I first read Ms. Lakin's writing in a guest blog post on the subject of Christian Fiction:  Is It Effective?  I wandered over to her author page, and finally to Live, Write, Thrive, her blog for writers and editors.  By then, I was hooked and simply had to get my hands on her work.  In addition to her bang-up writing advice, her proposition that "Christian fiction" can and should reflect a wide world view and reach a broad range of audiences resonated with me.  To quote:
I feel a pressing calling from God to reach out to the lost in the world, to those who have no hope and do not know a plan of salvation has been executed on their behalf and is being offered to them. I look at my writing as 100% ministry, and my efforts and prayers are all directed toward those ends. I take the views of authors like Flannery O’Conner and Madeline L’Engle who felt strongly that their writing should honestly and even painfully reflect the true state of the human condition, of sin, and all its ugliness without censoring. from Nikole Hahn's Journal, Christian Fiction: Is It Effective
Ms.

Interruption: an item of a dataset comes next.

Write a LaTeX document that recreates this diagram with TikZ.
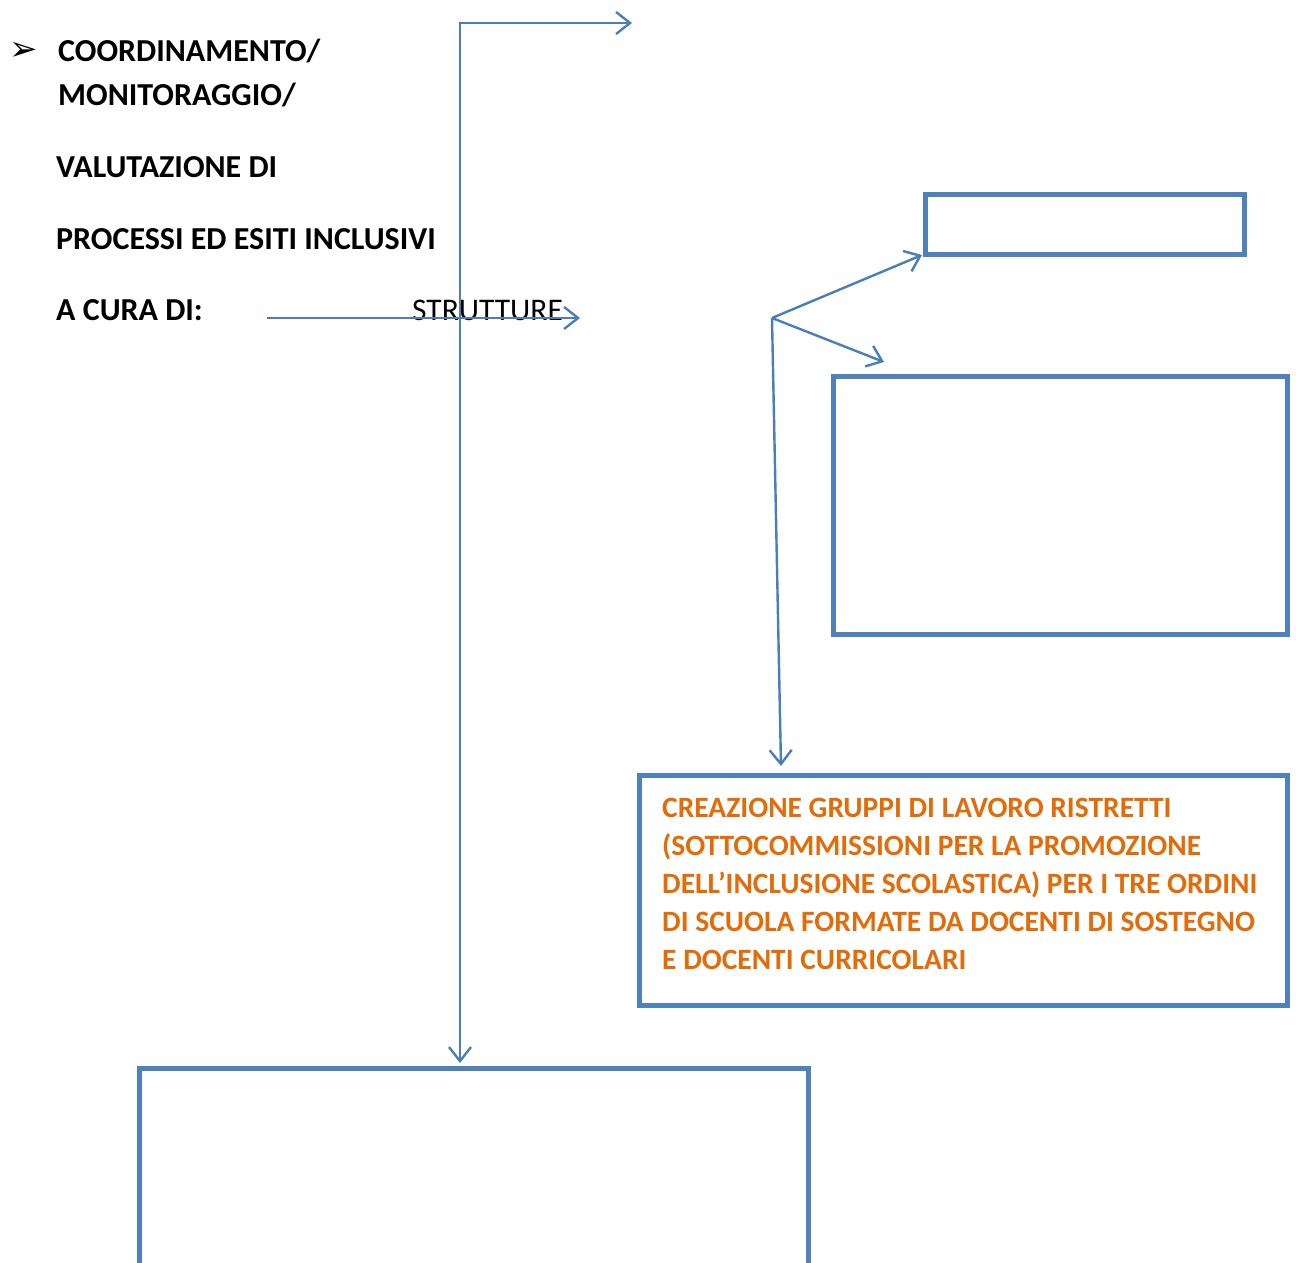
\documentclass[tikz,border=0pt]{standalone}
\usepackage{fontspec}
\setmainfont{Carlito}
\newfontfamily\symfont{DejaVu Sans}
\usetikzlibrary{arrows.meta}
\definecolor{lineblue}{HTML}{4A7EBB}
\definecolor{boxblue}{HTML}{4F81BD}
\definecolor{txtorange}{HTML}{E36C09}
\tikzset{
  conn/.style={draw=lineblue, line width=2.4pt, -{Straight Barb[length=14pt,width=22pt,line width=2.4pt]}},
  emptybox/.style={draw=boxblue, line width=5pt, outer sep=0pt, inner sep=0pt, anchor=north west},
  headtxt/.style={anchor=base west, inner sep=0pt, font=\fontsize{32}{38}\selectfont\bfseries},
  orangetxt/.style={anchor=base west, inner sep=0pt, text=txtorange, font=\fontsize{29.5}{38}\selectfont\bfseries}
}
\begin{document}
\begin{tikzpicture}[x=1pt,y=-1pt]
\useasboundingbox (0,0) rectangle (1296,1263);
% bullet and heading text
\node[anchor=base west, inner sep=0pt, font=\symfont\fontsize{34}{40}\selectfont] (bul) at (9,61) {➢};
\node[headtxt] (t1) at (58,62) {COORDINAMENTO/};
\node[headtxt] (t2) at (58,106) {MONITORAGGIO/};
\node[headtxt] (t3) at (56,177) {VALUTAZIONE DI};
\node[headtxt] (t4) at (56,249) {PROCESSI ED ESITI INCLUSIVI};
\node[headtxt] (t5) at (56,320) {A CURA DI:};
\node[anchor=base west, inner sep=0pt, font=\fontsize{31.5}{38}\selectfont] (strut) at (412,320) {STRUTTURE};
% coordinates
\coordinate (a0) at (267,318);
\coordinate (a1) at (580,318);
\coordinate (topr) at (632,23);
\coordinate (corner) at (460,23);
\coordinate (bottomv) at (460,1063);
\coordinate (hub) at (772,318);
% boxes
\node[emptybox, minimum width=319pt, minimum height=60pt] (b1) at (925,194) {};
\node[emptybox, minimum width=454pt, minimum height=258pt] (b2) at (833,376) {};
\node[emptybox, minimum width=648pt, minimum height=230pt] (b3) at (639,775) {};
\draw[draw=boxblue, line width=5pt] (139,1290) -- (139,1068) coordinate (b4tl) -- (808,1068) -- (808,1290);
% orange text
\node[orangetxt] (o1) at (662,817) {CREAZIONE GRUPPI DI LAVORO RISTRETTI};
\node[orangetxt] (o2) at (662,855) {(SOTTOCOMMISSIONI PER LA PROMOZIONE};
\node[orangetxt] (o3) at (662,893) {DELL’INCLUSIONE SCOLASTICA) PER I TRE ORDINI};
\node[orangetxt] (o4) at (662,931) {DI SCUOLA FORMATE DA DOCENTI DI SOSTEGNO};
\node[orangetxt] (o5) at (662,969) {E DOCENTI CURRICOLARI};
% connectors
\draw[conn] (a0) -- (a1);
\draw[conn, {Straight Barb[length=14pt,width=22pt,line width=2.4pt]}-{Straight Barb[length=14pt,width=22pt,line width=2.4pt]}] (topr) -- (corner) -- (bottomv);
\draw[conn] (hub) -- (922,255);
\draw[conn] (hub) -- (884,362);
\draw[conn] (hub) -- (781,766);
\end{tikzpicture}
\end{document}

Lakin does exactly that with Conundrum, a story about the dysfunctional Sitterhoff family with an unhappy past:  Lisa, the daughter and care-taker, all things to all people; Jeremy, her long-suffering husband; Rafferty, the eldest son with way too much baggage and debilitating, life-threatening bipolar disorder; Neal, the irresponsible baby of the family; and Ruth, the matriarch incapable of tenderness who uses wealth and a finely honed talent for inflicting guilt to manipulate her grown children.